In the face of record inflation and soaring interest rates, health diagnoses of the British economy have been consistently critical over the past year. Friday’s revelation of GDP growth in November – contrary to analysts’ predictions – appears to have bucked the trend, leading many to wonder whether a dreaded recession is indeed the country’s fate. Express.co.uk has plotted the charts to find the answer…
The UK’s real gross domestic product (GDP) is the sum of all goods and services produced within the country adjusted for inflation over a certain period of time. In November, monthly real GDP is estimated to have grown by 0.1 percent, according to the Office for National Statistics (ONS).
The services sector – which makes up 80 percent of the economy – was the main driver of GDP growth during the month, growing by 0.2 percent, the FIFA World Cup providing a boost to pubs and restaurants.
The UK remains the world’s second-largest services exporter, behind the US only, and has widened its trade surplus significantly over the past two decades, from £4.8billion at the start of 1997 to £34.7billion today.

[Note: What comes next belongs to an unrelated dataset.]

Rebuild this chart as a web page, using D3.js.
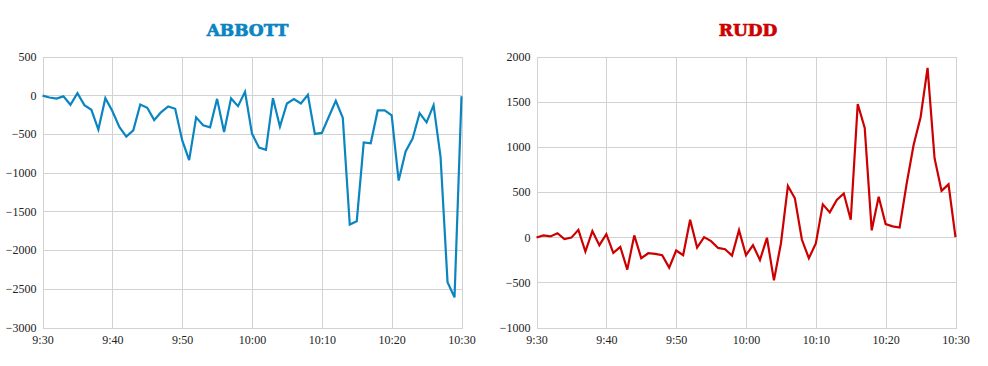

However, ONS director of economic statistics Darren Morgan said the boon from services was “partially offset by further falls in some manufacturing industries, including the often-erratic pharmaceutical industry, as well as falls in transport and postal, partially due to the impact of strikes.” The construction industry posted zero growth for the month, while the manufacturing sector shrank by 0.5 percent.
Back in November, the Bank of England (BoE) warned the UK was heading for its longest recession in a century – lasting from the end of 2022 to mid-2024.
The effects of a recession are long-lasting. The UK experienced a brief – but dramatic – recession during the first half of 2020 as a result of lockdown. As of the third quarter of 2022, the UK remained the only G7 country whose economy was yet to return to pre-pandemic levels.
Following the 2008 financial crisis – during which the British economy contracted for five quarters in a row – it took the country five years to recover.
The BoE has been raising the interest rate at record pace over the past year – performing nine consecutive hikes to reach 3.5 percent in mid-December – in its bid to bear down on inflation, currently at 10.7 percent.
Amid increasingly expensive borrowing and the cost-of-living crisis, consumers have less to spend. Although this reduces the pressure on rising prices, it also makes recession ever more likely.
Late last year, Chancellor Jeremy Hunt and BoE governor Andrew Bailey both warned of a “tough road ahead”.
However, there is good news from private capital markets, as the FTSE 100 – a share index of the UK’s 100 most valuable companies – approaches its all-time high.
On Friday morning the FTSE 100 rose by 0.6 percent to 7,838. The index would only have to go up by another 0.8 percent to beat its intraday record of 7,903 achieved on 22 May 2018.